- What you will do -
Repeat every line of the material, character for character.

- Recorded data -

##########

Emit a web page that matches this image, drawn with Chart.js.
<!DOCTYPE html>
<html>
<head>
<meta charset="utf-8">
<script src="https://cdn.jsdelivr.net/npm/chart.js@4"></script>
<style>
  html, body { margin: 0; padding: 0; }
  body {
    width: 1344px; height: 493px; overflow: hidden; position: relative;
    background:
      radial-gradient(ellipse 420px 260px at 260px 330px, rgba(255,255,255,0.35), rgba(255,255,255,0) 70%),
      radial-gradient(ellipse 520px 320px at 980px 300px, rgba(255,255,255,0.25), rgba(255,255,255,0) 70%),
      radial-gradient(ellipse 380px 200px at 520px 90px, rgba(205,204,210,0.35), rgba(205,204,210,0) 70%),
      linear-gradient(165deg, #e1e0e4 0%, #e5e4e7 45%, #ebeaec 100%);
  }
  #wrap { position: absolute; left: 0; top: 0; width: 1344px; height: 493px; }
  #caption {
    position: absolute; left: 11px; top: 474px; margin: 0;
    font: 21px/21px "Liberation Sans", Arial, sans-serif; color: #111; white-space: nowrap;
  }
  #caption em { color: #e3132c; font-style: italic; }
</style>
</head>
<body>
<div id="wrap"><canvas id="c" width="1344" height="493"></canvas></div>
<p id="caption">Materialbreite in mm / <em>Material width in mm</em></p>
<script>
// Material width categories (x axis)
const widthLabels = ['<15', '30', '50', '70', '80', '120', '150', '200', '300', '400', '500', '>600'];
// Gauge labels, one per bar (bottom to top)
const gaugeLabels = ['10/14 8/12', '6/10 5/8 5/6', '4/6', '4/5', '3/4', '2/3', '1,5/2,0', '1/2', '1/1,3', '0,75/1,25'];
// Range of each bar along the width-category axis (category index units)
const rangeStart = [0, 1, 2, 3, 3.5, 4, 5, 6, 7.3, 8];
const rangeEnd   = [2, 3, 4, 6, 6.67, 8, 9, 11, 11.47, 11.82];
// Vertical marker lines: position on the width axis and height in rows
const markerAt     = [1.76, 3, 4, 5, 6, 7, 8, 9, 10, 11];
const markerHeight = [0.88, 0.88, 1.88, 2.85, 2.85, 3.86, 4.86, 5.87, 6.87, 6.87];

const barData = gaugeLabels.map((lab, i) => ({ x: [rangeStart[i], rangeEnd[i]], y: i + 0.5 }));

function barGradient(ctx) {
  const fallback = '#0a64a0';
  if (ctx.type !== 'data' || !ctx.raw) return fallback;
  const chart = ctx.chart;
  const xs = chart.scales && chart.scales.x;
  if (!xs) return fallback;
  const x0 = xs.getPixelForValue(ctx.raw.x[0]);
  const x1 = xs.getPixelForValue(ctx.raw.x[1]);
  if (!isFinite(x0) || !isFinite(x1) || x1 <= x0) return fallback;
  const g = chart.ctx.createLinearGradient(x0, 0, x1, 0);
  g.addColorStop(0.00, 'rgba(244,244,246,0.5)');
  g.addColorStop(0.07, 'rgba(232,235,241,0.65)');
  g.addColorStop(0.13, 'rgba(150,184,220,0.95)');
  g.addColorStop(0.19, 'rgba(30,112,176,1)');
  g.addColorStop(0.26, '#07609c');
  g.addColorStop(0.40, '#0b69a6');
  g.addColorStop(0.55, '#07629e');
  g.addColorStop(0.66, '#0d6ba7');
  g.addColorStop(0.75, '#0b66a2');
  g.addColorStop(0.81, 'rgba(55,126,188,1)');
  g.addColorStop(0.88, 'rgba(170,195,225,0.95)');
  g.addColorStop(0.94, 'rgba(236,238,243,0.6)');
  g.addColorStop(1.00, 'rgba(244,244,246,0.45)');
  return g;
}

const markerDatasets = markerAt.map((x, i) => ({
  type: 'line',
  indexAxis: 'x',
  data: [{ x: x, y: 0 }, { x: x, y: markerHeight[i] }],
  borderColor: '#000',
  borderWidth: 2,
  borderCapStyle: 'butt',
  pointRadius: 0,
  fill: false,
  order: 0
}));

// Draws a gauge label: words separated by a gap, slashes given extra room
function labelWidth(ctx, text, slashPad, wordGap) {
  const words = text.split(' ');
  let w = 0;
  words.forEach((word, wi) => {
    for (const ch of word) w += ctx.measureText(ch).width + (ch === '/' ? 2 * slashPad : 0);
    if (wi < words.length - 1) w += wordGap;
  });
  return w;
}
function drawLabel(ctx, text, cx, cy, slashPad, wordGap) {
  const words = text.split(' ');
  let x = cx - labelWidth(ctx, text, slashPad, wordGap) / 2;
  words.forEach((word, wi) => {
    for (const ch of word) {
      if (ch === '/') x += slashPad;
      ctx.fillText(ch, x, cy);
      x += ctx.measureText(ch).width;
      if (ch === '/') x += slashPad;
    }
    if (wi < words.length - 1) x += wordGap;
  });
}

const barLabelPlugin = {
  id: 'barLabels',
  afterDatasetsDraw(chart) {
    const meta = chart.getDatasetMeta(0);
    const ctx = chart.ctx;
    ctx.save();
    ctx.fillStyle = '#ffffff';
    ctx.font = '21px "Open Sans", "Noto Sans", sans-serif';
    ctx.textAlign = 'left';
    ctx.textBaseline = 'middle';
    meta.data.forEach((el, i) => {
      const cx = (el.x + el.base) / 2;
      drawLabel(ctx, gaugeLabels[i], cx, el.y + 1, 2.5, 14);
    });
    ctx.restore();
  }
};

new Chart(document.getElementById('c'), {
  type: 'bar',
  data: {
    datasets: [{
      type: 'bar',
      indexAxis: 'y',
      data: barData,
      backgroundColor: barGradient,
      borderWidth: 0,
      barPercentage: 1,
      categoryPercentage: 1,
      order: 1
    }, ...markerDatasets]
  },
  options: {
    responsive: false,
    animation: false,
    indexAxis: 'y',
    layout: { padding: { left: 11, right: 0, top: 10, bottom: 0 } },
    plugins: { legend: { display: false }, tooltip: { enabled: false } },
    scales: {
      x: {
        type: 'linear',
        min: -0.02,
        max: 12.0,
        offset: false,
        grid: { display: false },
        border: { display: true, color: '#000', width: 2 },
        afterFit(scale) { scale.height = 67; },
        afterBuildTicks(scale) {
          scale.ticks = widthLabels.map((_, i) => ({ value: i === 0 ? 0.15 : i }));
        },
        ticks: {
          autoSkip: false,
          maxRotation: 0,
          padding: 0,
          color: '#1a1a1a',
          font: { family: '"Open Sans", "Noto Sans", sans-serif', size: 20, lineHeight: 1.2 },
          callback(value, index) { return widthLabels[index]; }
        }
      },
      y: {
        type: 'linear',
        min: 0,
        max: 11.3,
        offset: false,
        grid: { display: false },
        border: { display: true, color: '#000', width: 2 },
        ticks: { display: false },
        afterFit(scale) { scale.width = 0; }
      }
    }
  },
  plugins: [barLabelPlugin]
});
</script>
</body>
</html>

##########

- Task result -
Emit a web page that matches this image, drawn with Chart.js.
<!DOCTYPE html>
<html>
<head>
<meta charset="utf-8">
<script src="https://cdn.jsdelivr.net/npm/chart.js@4"></script>
<style>
  html, body { margin: 0; padding: 0; }
  body {
    width: 1344px; height: 493px; overflow: hidden; position: relative;
    background:
      radial-gradient(ellipse 420px 260px at 260px 330px, rgba(255,255,255,0.35), rgba(255,255,255,0) 70%),
      radial-gradient(ellipse 520px 320px at 980px 300px, rgba(255,255,255,0.25), rgba(255,255,255,0) 70%),
      radial-gradient(ellipse 380px 200px at 520px 90px, rgba(205,204,210,0.35), rgba(205,204,210,0) 70%),
      linear-gradient(165deg, #e1e0e4 0%, #e5e4e7 45%, #ebeaec 100%);
  }
  #wrap { position: absolute; left: 0; top: 0; width: 1344px; height: 493px; }
  #caption {
    position: absolute; left: 11px; top: 474px; margin: 0;
    font: 21px/21px "Liberation Sans", Arial, sans-serif; color: #111; white-space: nowrap;
  }
  #caption em { color: #e3132c; font-style: italic; }
</style>
</head>
<body>
<div id="wrap"><canvas id="c" width="1344" height="493"></canvas></div>
<p id="caption">Materialbreite in mm / <em>Material width in mm</em></p>
<script>
// Material width categories (x axis)
const widthLabels = ['<15', '30', '50', '70', '80', '120', '150', '200', '300', '400', '500', '>600'];
// Gauge labels, one per bar (bottom to top)
const gaugeLabels = ['10/14 8/12', '6/10 5/8 5/6', '4/6', '4/5', '3/4', '2/3', '1,5/2,0', '1/2', '1/1,3', '0,75/1,25'];
// Range of each bar along the width-category axis (category index units)
const rangeStart = [0, 1, 2, 3, 3.5, 4, 5, 6, 7.3, 8];
const rangeEnd   = [2, 3, 4, 6, 6.67, 8, 9, 11, 11.47, 11.82];
// Vertical marker lines: position on the width axis and height in rows
const markerAt     = [1.76, 3, 4, 5, 6, 7, 8, 9, 10, 11];
const markerHeight = [0.88, 0.88, 1.88, 2.85, 2.85, 3.86, 4.86, 5.87, 6.87, 6.87];

const barData = gaugeLabels.map((lab, i) => ({ x: [rangeStart[i], rangeEnd[i]], y: i + 0.5 }));

function barGradient(ctx) {
  const fallback = '#0a64a0';
  if (ctx.type !== 'data' || !ctx.raw) return fallback;
  const chart = ctx.chart;
  const xs = chart.scales && chart.scales.x;
  if (!xs) return fallback;
  const x0 = xs.getPixelForValue(ctx.raw.x[0]);
  const x1 = xs.getPixelForValue(ctx.raw.x[1]);
  if (!isFinite(x0) || !isFinite(x1) || x1 <= x0) return fallback;
  const g = chart.ctx.createLinearGradient(x0, 0, x1, 0);
  g.addColorStop(0.00, 'rgba(244,244,246,0.5)');
  g.addColorStop(0.07, 'rgba(232,235,241,0.65)');
  g.addColorStop(0.13, 'rgba(150,184,220,0.95)');
  g.addColorStop(0.19, 'rgba(30,112,176,1)');
  g.addColorStop(0.26, '#07609c');
  g.addColorStop(0.40, '#0b69a6');
  g.addColorStop(0.55, '#07629e');
  g.addColorStop(0.66, '#0d6ba7');
  g.addColorStop(0.75, '#0b66a2');
  g.addColorStop(0.81, 'rgba(55,126,188,1)');
  g.addColorStop(0.88, 'rgba(170,195,225,0.95)');
  g.addColorStop(0.94, 'rgba(236,238,243,0.6)');
  g.addColorStop(1.00, 'rgba(244,244,246,0.45)');
  return g;
}

const markerDatasets = markerAt.map((x, i) => ({
  type: 'line',
  indexAxis: 'x',
  data: [{ x: x, y: 0 }, { x: x, y: markerHeight[i] }],
  borderColor: '#000',
  borderWidth: 2,
  borderCapStyle: 'butt',
  pointRadius: 0,
  fill: false,
  order: 0
}));

// Draws a gauge label: words separated by a gap, slashes given extra room
function labelWidth(ctx, text, slashPad, wordGap) {
  const words = text.split(' ');
  let w = 0;
  words.forEach((word, wi) => {
    for (const ch of word) w += ctx.measureText(ch).width + (ch === '/' ? 2 * slashPad : 0);
    if (wi < words.length - 1) w += wordGap;
  });
  return w;
}
function drawLabel(ctx, text, cx, cy, slashPad, wordGap) {
  const words = text.split(' ');
  let x = cx - labelWidth(ctx, text, slashPad, wordGap) / 2;
  words.forEach((word, wi) => {
    for (const ch of word) {
      if (ch === '/') x += slashPad;
      ctx.fillText(ch, x, cy);
      x += ctx.measureText(ch).width;
      if (ch === '/') x += slashPad;
    }
    if (wi < words.length - 1) x += wordGap;
  });
}

const barLabelPlugin = {
  id: 'barLabels',
  afterDatasetsDraw(chart) {
    const meta = chart.getDatasetMeta(0);
    const ctx = chart.ctx;
    ctx.save();
    ctx.fillStyle = '#ffffff';
    ctx.font = '21px "Open Sans", "Noto Sans", sans-serif';
    ctx.textAlign = 'left';
    ctx.textBaseline = 'middle';
    meta.data.forEach((el, i) => {
      const cx = (el.x + el.base) / 2;
      drawLabel(ctx, gaugeLabels[i], cx, el.y + 1, 2.5, 14);
    });
    ctx.restore();
  }
};

new Chart(document.getElementById('c'), {
  type: 'bar',
  data: {
    datasets: [{
      type: 'bar',
      indexAxis: 'y',
      data: barData,
      backgroundColor: barGradient,
      borderWidth: 0,
      barPercentage: 1,
      categoryPercentage: 1,
      order: 1
    }, ...markerDatasets]
  },
  options: {
    responsive: false,
    animation: false,
    indexAxis: 'y',
    layout: { padding: { left: 11, right: 0, top: 10, bottom: 0 } },
    plugins: { legend: { display: false }, tooltip: { enabled: false } },
    scales: {
      x: {
        type: 'linear',
        min: -0.02,
        max: 12.0,
        offset: false,
        grid: { display: false },
        border: { display: true, color: '#000', width: 2 },
        afterFit(scale) { scale.height = 67; },
        afterBuildTicks(scale) {
          scale.ticks = widthLabels.map((_, i) => ({ value: i === 0 ? 0.15 : i }));
        },
        ticks: {
          autoSkip: false,
          maxRotation: 0,
          padding: 0,
          color: '#1a1a1a',
          font: { family: '"Open Sans", "Noto Sans", sans-serif', size: 20, lineHeight: 1.2 },
          callback(value, index) { return widthLabels[index]; }
        }
      },
      y: {
        type: 'linear',
        min: 0,
        max: 11.3,
        offset: false,
        grid: { display: false },
        border: { display: true, color: '#000', width: 2 },
        ticks: { display: false },
        afterFit(scale) { scale.width = 0; }
      }
    }
  },
  plugins: [barLabelPlugin]
});
</script>
</body>
</html>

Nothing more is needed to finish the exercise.